Make way for the butterflies

The children sleep in separate beds, one bed at Mommy's, one at Daddy's. Separate bedrooms. Separate dreams, save one -- the dream of reconciliation.

These children are like any of us, caught in struggles we don't understand. One such struggle -- the estrangement of our body from our spirit -- finds our body irked by the spirit's piousness, the spirit scandalized by the body's joy.

So the children, you, me, our gentle selves, pack our pajamas, wishing. If only Mommy could bend, just a little bit, to see what Daddy's talking about. If only Daddy could listen and try something Mommy's way. If only they could get along. If only.

Mom and pop turn to us in the midst of another royal ballyhoo. Some absurd look about us makes them drop their scorecards, ink smudging their rude cheeks. Oh. The children. We almost forgot.

Let me tell you a story about my spirit body split. Like you, perhaps, I want to know how I feel about the boy who shot the innocents last week. Do I hate him? Is it pity? Disgust? Rage? Sorrow?

I feel an ancient sorrow for the people he killed. But when I try to take the pulse of my response to the killer, I feel...

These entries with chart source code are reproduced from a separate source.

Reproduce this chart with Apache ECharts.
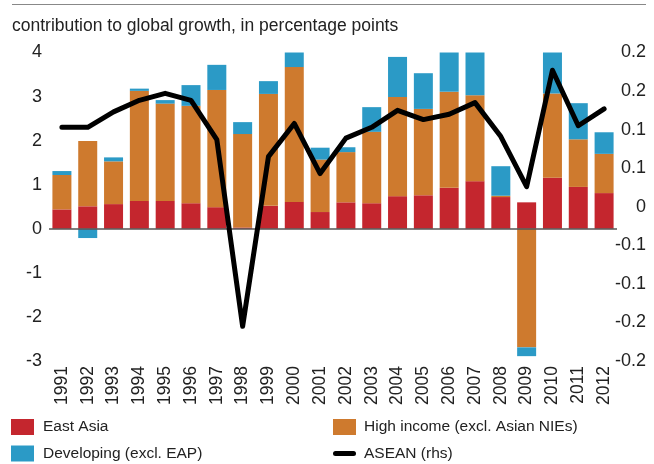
<!DOCTYPE html>
<html>
<head>
<meta charset="utf-8">
<script src="https://cdn.jsdelivr.net/npm/echarts@6/dist/echarts.min.js"></script>
<style>
html,body{margin:0;padding:0;background:#fff;}
#chart{width:654px;height:464px;}
</style>
</head>
<body>
<div id="chart"></div>
<script>
const years = ['1991','1992','1993','1994','1995','1996','1997','1998','1999','2000','2001','2002','2003','2004','2005','2006','2007','2008','2009','2010','2011','2012'];
const eastAsia   = [0.44,0.51,0.56,0.63,0.63,0.58,0.49,0.03,0.52,0.61,0.38,0.60,0.58,0.74,0.76,0.93,1.08,0.72,0.60,1.16,0.95,0.81];
const highIncome = [0.78,1.48,0.97,2.50,2.21,2.21,2.66,2.12,2.54,3.06,1.19,1.14,1.62,2.25,1.96,2.18,1.95,0.03,-2.69,1.91,1.08,0.89];
const developing = [0.09,-0.21,0.09,0.05,0.08,0.47,0.57,0.27,0.29,0.34,0.27,0.11,0.56,0.91,0.81,0.90,0.98,0.67,-0.20,0.97,0.82,0.49];
const asean      = [0.103,0.103,0.123,0.138,0.147,0.138,0.087,-0.155,0.065,0.108,0.043,0.089,0.103,0.125,0.113,0.120,0.135,0.091,0.026,0.177,0.105,0.127];
const rightTickLabels = ['-0.2','-0.2','-0.1','-0.1','0','0.1','0.1','0.2','0.2'];
const titleText = 'contribution to global growth, in percentage points';

const FONT = '"Liberation Sans", Arial, sans-serif';
const TXT = '#222';

const chart = echarts.init(document.getElementById('chart'), null, {renderer: 'canvas'});
chart.setOption({
  animation: false,
  backgroundColor: '#fff',
  textStyle: {fontFamily: FONT},
  title: {
    text: titleText, left: 7, top: 12,
    textStyle: {fontFamily: FONT, fontSize: 17.5, fontWeight: 'normal', color: TXT}
  },
  graphic: [{
    type: 'line', shape: {x1: 12, y1: 4.5, x2: 646, y2: 4.5},
    style: {stroke: '#888', lineWidth: 1}
  }],
  legend: [{
    orient: 'vertical', left: 11, top: 419, padding: 0, itemWidth: 23, itemHeight: 16, itemGap: 10.5,
    icon: 'rect',
    data: ['East Asia', 'Developing (excl. EAP)'],
    textStyle: {fontFamily: FONT, fontSize: 15.5, color: TXT, padding: [0,0,0,4]}
  }, {
    orient: 'vertical', left: 333, top: 419, padding: 0, itemWidth: 23, itemHeight: 16, itemGap: 10.5,
    data: [{name: 'High income (excl. Asian NIEs)', icon: 'rect'},
           {name: 'ASEAN (rhs)', icon: 'path://M2.5,0 H20.5 A2.5,2.5 0 0 1 20.5,5 H2.5 A2.5,2.5 0 0 1 2.5,0 Z'}],
    textStyle: {fontFamily: FONT, fontSize: 15.5, color: TXT, padding: [0,0,0,3]}
  }],
  grid: {left: 49, right: 37, top: 52.5, bottom: 103, containLabel: false},
  xAxis: {
    type: 'category', data: years,
    axisLine: {show: false}, axisTick: {show: false},
    axisLabel: {rotate: 90, interval: 0, margin: 5, fontSize: 17.5, color: TXT, fontFamily: FONT}
  },
  yAxis: [{
    type: 'value', min: -3, max: 4, interval: 1,
    axisLine: {show: false}, axisTick: {show: false}, splitLine: {show: false},
    axisLabel: {fontSize: 18, color: TXT, margin: 7, fontFamily: FONT}
  }, {
    type: 'value', min: -0.2, max: 0.2, interval: 0.05, position: 'right',
    axisLine: {show: false}, axisTick: {show: false}, splitLine: {show: false},
    axisLabel: {
      fontSize: 18, color: TXT, margin: 29, align: 'right', fontFamily: FONT,
      formatter: function (v) { return rightTickLabels[Math.round((v + 0.2) / 0.05)]; }
    }
  }],
  series: [{
    name: 'East Asia', type: 'bar', stack: 'g', data: eastAsia, barWidth: 19,
    itemStyle: {color: '#C4262E'},
    markLine: {
      silent: true, symbol: 'none', label: {show: false},
      lineStyle: {color: '#555', type: 'solid', width: 1.5},
      data: [{yAxis: 0}]
    }
  }, {
    name: 'High income (excl. Asian NIEs)', type: 'bar', stack: 'g', data: highIncome, barWidth: 19,
    itemStyle: {color: '#CE7A2E'}
  }, {
    name: 'Developing (excl. EAP)', type: 'bar', stack: 'g', data: developing, barWidth: 19,
    itemStyle: {color: '#2B9AC6'}
  }, {
    name: 'ASEAN (rhs)', type: 'line', yAxisIndex: 1, data: asean, symbol: 'none', z: 5,
    lineStyle: {color: '#000', width: 5, cap: 'round', join: 'round'},
    itemStyle: {color: '#000'}
  }]
});
</script>
</body>
</html>
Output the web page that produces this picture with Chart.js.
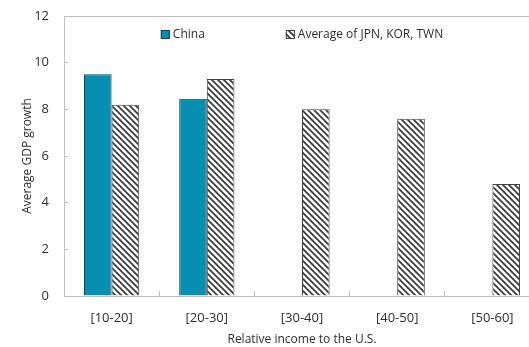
<!DOCTYPE html>
<html>
<head>
<meta charset="utf-8">
<script src="https://cdn.jsdelivr.net/npm/chart.js@4/dist/chart.umd.min.js"></script>
<style>
  html, body { margin: 0; padding: 0; background: #fff; overflow: hidden; }
  #wrap { position: relative; width: 560px; height: 347px; }
</style>
</head>
<body>
<div id="wrap"><canvas id="chart"></canvas></div>
<script>
// Data
const categories = ['[10-20]', '[20-30]', '[30-40]', '[40-50]', '[50-60]'];
const chinaValues = [9.5, 8.45, null, null, null];
const asiaValues = [8.2, 9.3, 8.0, 7.6, 4.8];
const seriesNames = ['China', 'Average of JPN, KOR, TWN'];

const CHINA_COLOR = '#068fb0';
const AXIS_COLOR = '#bfbfbf';
const TEXT_COLOR = '#2e2e2e';
const FONT = "'Open Sans', 'Noto Sans', sans-serif";

Chart.defaults.font.family = FONT;
Chart.defaults.color = TEXT_COLOR;

// Diagonal hatch used for the JPN/KOR/TWN bars
function makeHatch() {
  const c = document.createElement('canvas');
  c.width = 6; c.height = 6;
  const g = c.getContext('2d');
  g.fillStyle = '#ffffff';
  g.fillRect(0, 0, 6, 6);
  g.strokeStyle = '#3a3a3a';
  g.lineWidth = 1.7;
  g.beginPath();
  g.moveTo(-1, -1); g.lineTo(7, 7);
  g.moveTo(-4, 2); g.lineTo(4, 10);
  g.moveTo(2, -4); g.lineTo(10, 4);
  g.stroke();
  return g.createPattern(c, 'repeat');
}

const canvas = document.getElementById('chart');
const hatch = makeHatch();

// Plot frame around the chart area
const framePlugin = {
  id: 'frame',
  beforeDatasetsDraw(chart) {
    const { ctx, chartArea: a } = chart;
    ctx.save();
    ctx.strokeStyle = AXIS_COLOR;
    ctx.lineWidth = 1;
    ctx.strokeRect(Math.round(a.left) + 0.5, Math.round(a.top) + 0.5, a.right - a.left, a.bottom - a.top);
    ctx.restore();
  },
};

// Legend drawn inside the plot area, centred like the original
const innerLegend = {
  id: 'innerLegend',
  afterDraw(chart) {
    const { ctx, chartArea: a } = chart;
    const box = 9, gapText = 3, gapItem = 81;
    ctx.save();
    ctx.font = '12px ' + FONT;
    ctx.textBaseline = 'middle';
    const widths = seriesNames.map(n => ctx.measureText(n).width);
    const total = widths.reduce((s, w) => s + box + gapText + w, 0) + gapItem;
    let x = (a.left + a.right) / 2 - total / 2;
    const y = a.top + 14;
    chart.data.datasets.forEach((ds, i) => {
      ctx.fillStyle = ds.backgroundColor;
      ctx.fillRect(x, y, box, box);
      ctx.strokeStyle = ds.borderColor;
      ctx.lineWidth = 1;
      ctx.strokeRect(x + 0.5, y + 0.5, box - 1, box - 1);
      ctx.fillStyle = TEXT_COLOR;
      ctx.fillText(seriesNames[i], x + box + gapText, y + box / 2 + 0.5);
      x += box + gapText + widths[i] + gapItem;
    });
    ctx.restore();
  },
};

new Chart(canvas, {
  type: 'bar',
  data: {
    labels: categories,
    datasets: [
      {
        label: seriesNames[0],
        data: chinaValues,
        backgroundColor: CHINA_COLOR,
        borderColor: '#24404c',
        borderWidth: 1,
      },
      {
        label: seriesNames[1],
        data: asiaValues,
        backgroundColor: hatch,
        borderColor: '#404040',
        borderWidth: 1,
      },
    ],
  },
  options: {
    responsive: true,
    maintainAspectRatio: false,
    animation: false,
    layout: { padding: { top: 16, right: 20, left: 0, bottom: 0 } },
    datasets: {
      bar: { categoryPercentage: 0.58, barPercentage: 1.0 },
    },
    plugins: {
      legend: { display: false },
      tooltip: { enabled: false },
    },
    scales: {
      x: {
        grid: { drawOnChartArea: false, color: AXIS_COLOR, tickLength: -5 },
        border: { color: AXIS_COLOR },
        ticks: { padding: 19, font: { size: 13 }, color: TEXT_COLOR },
        title: {
          display: true,
          text: 'Relative income to the U.S.',
          font: { size: 12 },
          color: TEXT_COLOR,
          padding: { top: 0, bottom: 0 },
        },
        afterFit(scale) { scale.height = 51; },
      },
      y: {
        min: 0,
        max: 12,
        grid: { drawOnChartArea: false, color: AXIS_COLOR, tickLength: -4 },
        border: { color: AXIS_COLOR },
        ticks: { stepSize: 2, padding: 19, font: { size: 13 }, color: TEXT_COLOR },
        title: {
          display: true,
          text: 'Average GDP growth',
          font: { size: 12 },
          color: TEXT_COLOR,
          padding: { top: 20, bottom: 0 },
        },
        afterFit(scale) {
          scale.width = 64;
          scale.paddingTop = 0;
          scale.paddingBottom = 0;
        },
      },
    },
  },
  plugins: [framePlugin, innerLegend],
});
</script>
</body>
</html>
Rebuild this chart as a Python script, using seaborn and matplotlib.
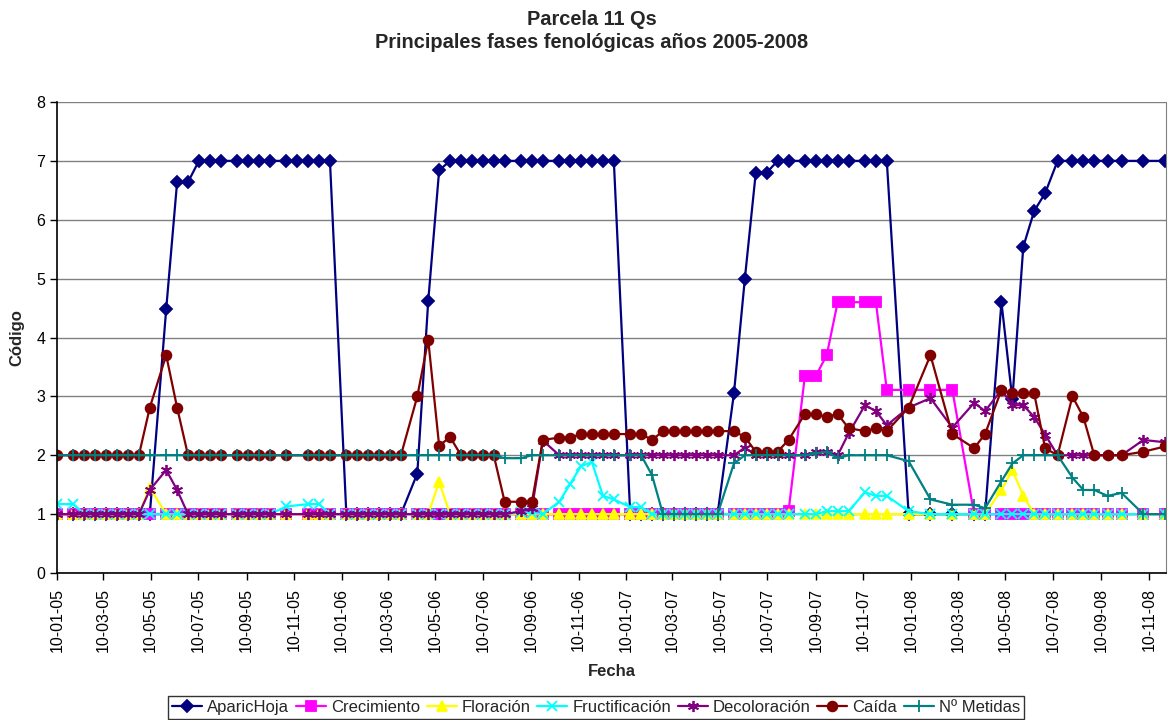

Some have compared the shooter to a suicide bomber. Both are ideologues for whom human life has no value. Both chill me to the bone, but there is no bone. No marrow. No sinew. No blood. In the face of their murderous certainty, I feel only ice white fear.

Spiritual purists and worshipers of the senses are doomed to everlasting strife. Both define themselves by their martyrdom. The body politic finds the effort of self-discipline unconscionably harsh. The extremist extinguishes the sloppiness of hedonistic culture with a bullet or a bomb.

We, abandoned children, make no sense of our emotions, benumbed by tummies so damn full, no butterflies alight there. Traumatized by spirits that have lost the urge to play.